Our Exercise of Authority
Now, if we wish to exercise authority better or even to respond to it better, then, let us take to heart what the Word of God has said to us today. After all, we do find ourselves exercising authority to one degree or another, perhaps as parents, teachers, supervisors, or even as pastors of souls. So, if we are striving to follow the Lord, what should our exercise of authority be like? Let me suggest Christ-like qualities for the wise and loving exercise of authority:
The first quality for the worthy exercise of authority is an authentic striving for virtue. We are not as good or holy as was Jesus but we should try to imitate his goodness. After all, our example precedes our words and our decisions. In the 16th century, St. Charles Borromeo reminded his priests that, ‘If people see you are preaching one thing and doing another, they will scoff.’ That was true then and it is true now – and not only for clergy but also for all of us. When we live the truth, then we can speak the truth – lovingly but unvarnished.
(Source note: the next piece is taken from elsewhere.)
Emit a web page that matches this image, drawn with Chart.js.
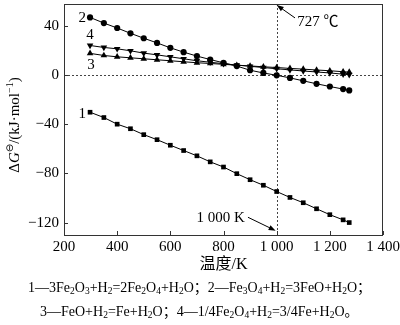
<!DOCTYPE html>
<html>
<head>
<meta charset="utf-8">
<script src="https://cdn.jsdelivr.net/npm/chart.js@4.4.1/dist/chart.umd.min.js"></script>
<style>
  html,body{margin:0;padding:0;background:#fff;}
  #wrap{position:relative;width:400px;height:325px;overflow:hidden;}
  canvas{position:absolute;left:0;top:0;}
  .cap{position:absolute;white-space:nowrap;font-family:"Liberation Serif","Noto Sans CJK SC",serif;font-size:14px;color:#000;line-height:16px;}
  .cap sub{font-size:9.5px;vertical-align:-2px;line-height:0;}
</style>
</head>
<body>
<div id="wrap">
<canvas id="c" width="400" height="325"></canvas>
<div class="cap" style="left:28px;top:280px;">1—3Fe<sub>2</sub>O<sub>3</sub>+H<sub>2</sub>=2Fe<sub>2</sub>O<sub>4</sub>+H<sub>2</sub>O；2—Fe<sub>3</sub>O<sub>4</sub>+H<sub>2</sub>=3FeO+H<sub>2</sub>O；</div>
<div class="cap" style="left:40px;top:304px;">3—FeO+H<sub>2</sub>=Fe+H<sub>2</sub>O；4—1/4Fe<sub>2</sub>O<sub>4</sub>+H<sub>2</sub>=3/4Fe+H<sub>2</sub>O。</div>
</div>
<script>
// ---- data ----
const temps = [298,350,400,450,500,550,600,650,700,750,800,850,900,950,1000,1050,1100,1150,1200,1250,1273];
const dG1 = [-30.3,-34.6,-40.0,-43.7,-48.5,-52.6,-57.1,-61.4,-65.7,-70.6,-74.8,-80.2,-85.1,-89.6,-94.7,-99.5,-103.8,-108.7,-113.5,-117.7,-119.9];
const dG2 = [46.7,42.1,38.1,33.8,29.8,26.0,22.0,18.5,15.3,12.5,9.8,7.2,3.8,1.6,-0.3,-2.4,-4.8,-7.2,-9.4,-11.5,-12.6];
const dG3 = [17.5,15.8,14.7,13.9,13.1,12.3,11.5,10.7,9.9,9.3,8.6,7.9,7.3,6.6,6.0,5.3,4.7,4.0,3.4,2.6,2.3];
const dG4 = [23.9,22.3,21.2,19.6,17.7,16.3,14.7,13.1,11.5,10.3,9.1,8.0,7.0,6.0,5.0,4.1,3.2,2.4,1.6,0.6,0.2];
const seriesLabels = ['1','2','3','4'];
const xTicks = [200,400,600,800,1000,1200,1400];
const yTicks = [-120,-80,-40,0,40];
const markT = 1000;
const xTitle = '温度/K';
const note727 = '727 ℃';
const note1000 = '1 000 K';

const SERIF = '"Liberation Serif","Noto Sans CJK SC",serif';
const pts = arr => temps.map((t,i)=>({x:t,y:arr[i]}));
const fmtX = v => v >= 1000 ? String(v).replace(/(\d)(\d{3})$/,'$1 $2') : String(v);
const fmtY = v => v < 0 ? '\u2212' + Math.abs(v) : String(v);

function arrow(ctx, x1, y1, x2, y2){
  const ang = Math.atan2(y2-y1, x2-x1);
  const L = 7, W = 2.6;
  ctx.beginPath(); ctx.moveTo(x1,y1);
  ctx.lineTo(x2 - Math.cos(ang)*L*0.8, y2 - Math.sin(ang)*L*0.8); ctx.stroke();
  ctx.beginPath();
  ctx.moveTo(x2,y2);
  ctx.lineTo(x2 - Math.cos(ang)*L - Math.sin(ang)*W, y2 - Math.sin(ang)*L + Math.cos(ang)*W);
  ctx.lineTo(x2 - Math.cos(ang)*L + Math.sin(ang)*W, y2 - Math.sin(ang)*L - Math.cos(ang)*W);
  ctx.closePath(); ctx.fill();
}

const deco = {
  id:'deco',
  beforeDatasetsDraw(chart){
    const {ctx, chartArea:a, scales:{x,y}} = chart;
    ctx.save();
    ctx.strokeStyle = '#444'; ctx.lineWidth = 1; ctx.setLineDash([2,2]);
    const y0 = Math.round(y.getPixelForValue(0)) + 0.5;
    ctx.beginPath(); ctx.moveTo(a.left, y0); ctx.lineTo(a.right, y0); ctx.stroke();
    const x0 = Math.round(x.getPixelForValue(markT)) + 0.5;
    ctx.beginPath(); ctx.moveTo(x0, a.top); ctx.lineTo(x0, a.bottom); ctx.stroke();
    ctx.restore();
  },
  afterDraw(chart){
    const {ctx, chartArea:a, scales:{x,y}} = chart;
    ctx.save();
    // frame
    ctx.strokeStyle = '#333'; ctx.lineWidth = 1;
    ctx.strokeRect(Math.round(a.left)+0.5, Math.round(a.top)+0.5, Math.round(a.right-a.left)-1, Math.round(a.bottom-a.top));
    // inward ticks
    ctx.beginPath();
    xTicks.forEach(v=>{ const px = Math.round(x.getPixelForValue(v))+0.5; ctx.moveTo(px, a.bottom); ctx.lineTo(px, a.bottom-4); });
    yTicks.forEach(v=>{ const py = Math.round(y.getPixelForValue(v))+0.5; ctx.moveTo(a.left, py); ctx.lineTo(a.left+4, py); });
    ctx.stroke();
    // series labels
    ctx.fillStyle = '#000'; ctx.font = '15px ' + SERIF; ctx.textBaseline = 'middle';
    const px0 = x.getPixelForValue(temps[0]);
    ctx.textAlign = 'right';
    ctx.fillText(seriesLabels[0], px0-4, y.getPixelForValue(dG1[0])+2);
    ctx.fillText(seriesLabels[1], px0-4, y.getPixelForValue(dG2[0])+1);
    ctx.textAlign = 'center';
    ctx.fillText(seriesLabels[3], px0, y.getPixelForValue(dG4[0])-10);
    ctx.fillText(seriesLabels[2], px0+1, y.getPixelForValue(dG3[0])+12);
    // annotations
    ctx.strokeStyle = '#000'; ctx.fillStyle = '#000'; ctx.lineWidth = 1;
    const xm = x.getPixelForValue(markT);
    arrow(ctx, x.getPixelForValue(1069), y.getPixelForValue(46.3), xm, a.top+1);
    ctx.textAlign = 'left';
    ctx.fillText(note727, x.getPixelForValue(1077), y.getPixelForValue(43.1));
    arrow(ctx, x.getPixelForValue(892), y.getPixelForValue(-115.6), xm-1, y.getPixelForValue(-126.5));
    ctx.textAlign = 'right';
    ctx.fillText(note1000, x.getPixelForValue(880), y.getPixelForValue(-116));
    // x title
    ctx.textAlign = 'center'; ctx.font = '16px ' + SERIF;
    ctx.fillText(xTitle, (a.left + a.right)/2, 265);
    // y title: ΔG⊖/(kJ·mol−1)
    ctx.translate(15, 125); ctx.rotate(-Math.PI/2);
    const parts = [
      {t:'\u0394', f:'15px '+SERIF, dy:0},
      {t:'G', f:'italic 15px '+SERIF, dy:0},
      {t:'\u2296', f:'10px "DejaVu Sans",sans-serif', dy:-5},
      {t:'/(kJ\u00b7mol', f:'15px '+SERIF, dy:0},
      {t:'\u22121', f:'10px '+SERIF, dy:-5},
      {t:')', f:'15px '+SERIF, dy:0}
    ];
    let w = 0;
    parts.forEach(p=>{ ctx.font = p.f; p.w = ctx.measureText(p.t).width; w += p.w; });
    let cx = -w/2;
    ctx.textAlign = 'left';
    parts.forEach(p=>{ ctx.font = p.f; ctx.fillText(p.t, cx, p.dy); cx += p.w; });
    ctx.restore();
  }
};

const common = {borderColor:'#000', backgroundColor:'#000', borderWidth:1, pointBorderWidth:0, showLine:true, tension:0};
new Chart(document.getElementById('c'), {
  type:'scatter',
  data:{ datasets:[
    Object.assign({label:seriesLabels[0], data:pts(dG1), pointStyle:'rect', pointRadius:3.3}, common),
    Object.assign({label:seriesLabels[1], data:pts(dG2), pointStyle:'circle', pointRadius:3.1}, common),
    Object.assign({label:seriesLabels[2], data:pts(dG3), pointStyle:'triangle', pointRadius:3.8}, common),
    Object.assign({label:seriesLabels[3], data:pts(dG4), pointStyle:'triangle', pointRotation:180, pointRadius:3.8}, common)
  ]},
  options:{
    responsive:false, animation:false, devicePixelRatio:1,
    layout:{padding:{left:0, right:17, top:1, bottom:0}},
    plugins:{legend:{display:false}, tooltip:{enabled:false}},
    scales:{
      x:{type:'linear', min:200, max:1400,
        afterBuildTicks: s => { s.ticks = xTicks.map(v=>({value:v})); },
        afterFit: s => { s.height = 90; s.paddingLeft = 0; s.paddingRight = 0; },
        grid:{display:true, drawOnChartArea:false, drawTicks:false},
        border:{display:false},
        ticks:{padding:3, color:'#000', font:{family:SERIF, size:15}, maxRotation:0, autoSkip:false, callback: v => fmtX(v)}
      },
      y:{type:'linear', min:-130, max:57.6,
        afterBuildTicks: s => { s.ticks = yTicks.map(v=>({value:v})); },
        afterFit: s => { s.width = 64; s.paddingTop = 0; s.paddingBottom = 0; },
        grid:{display:true, drawOnChartArea:false, drawTicks:false},
        border:{display:false},
        ticks:{padding:5, color:'#000', font:{family:SERIF, size:15}, autoSkip:false, callback: v => fmtY(v)}
      }
    }
  },
  plugins:[deco]
});
</script>
</body>
</html>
A second quality is a profound sense of alignment with God’s purposes. Why has God entrusted any authority at all to us fallible human beings? The true answer is for our salvation and for the salvation of those with whom we interact. If we exercise authority with a deep awareness of God’s saving love for each person, then, our words, our demeanor, and quality of our decisions may well change. We must never be quick to condemn, embarrass, or banish, but rather be agents of help and healing, who seek to bring out the best in others.
A third quality for the wise exercise of leadership is a sense of stewardship. Recall that the prophets and Jesus himself spoke only what the Father had commanded. Often, Jesus reflected on his oneness with the Father and his obedience to God’s will. If we would exercise real leadership and authority, we too must stay close to the Lord. We must listen to his Word so that our words would reflect his Word. We must seek to be the Lord’s disciples, rather than independent contractors. We are the stewards of what God has given us, not the owners. For example, we do not own our children; they are gifts God has entrusted to us, and because they belong to God, we love them all the more and seek their salvation. I am not the owner of the Archdiocese of Baltimore but a steward of God’s People, and because I serve God’s People, I try to love them more and serve them as best I can.
A fourth and final quality I will mention is – sacrificial love. Jesus claims our undivided allegiance because he, the Son of God made man, laid down his life for us on the Cross and continues his Sacrifice of love in the Mass. When our daily lives and example reflect Jesus’ self-giving love – not only by our dedication to the work at hand but also by our love for others – chances are that our suggestions, decisions, and directives will carry more weight – whether in the family circle, at work, or within the family of the Church.
At a time when authority in just about every sector of life is under scrutiny, let us ask the Holy Spirit to inspire and strength us to follow Jesus in his obedience of the Father and in his authority over the forces of sin and death. And may God bless us and keep us always in his love!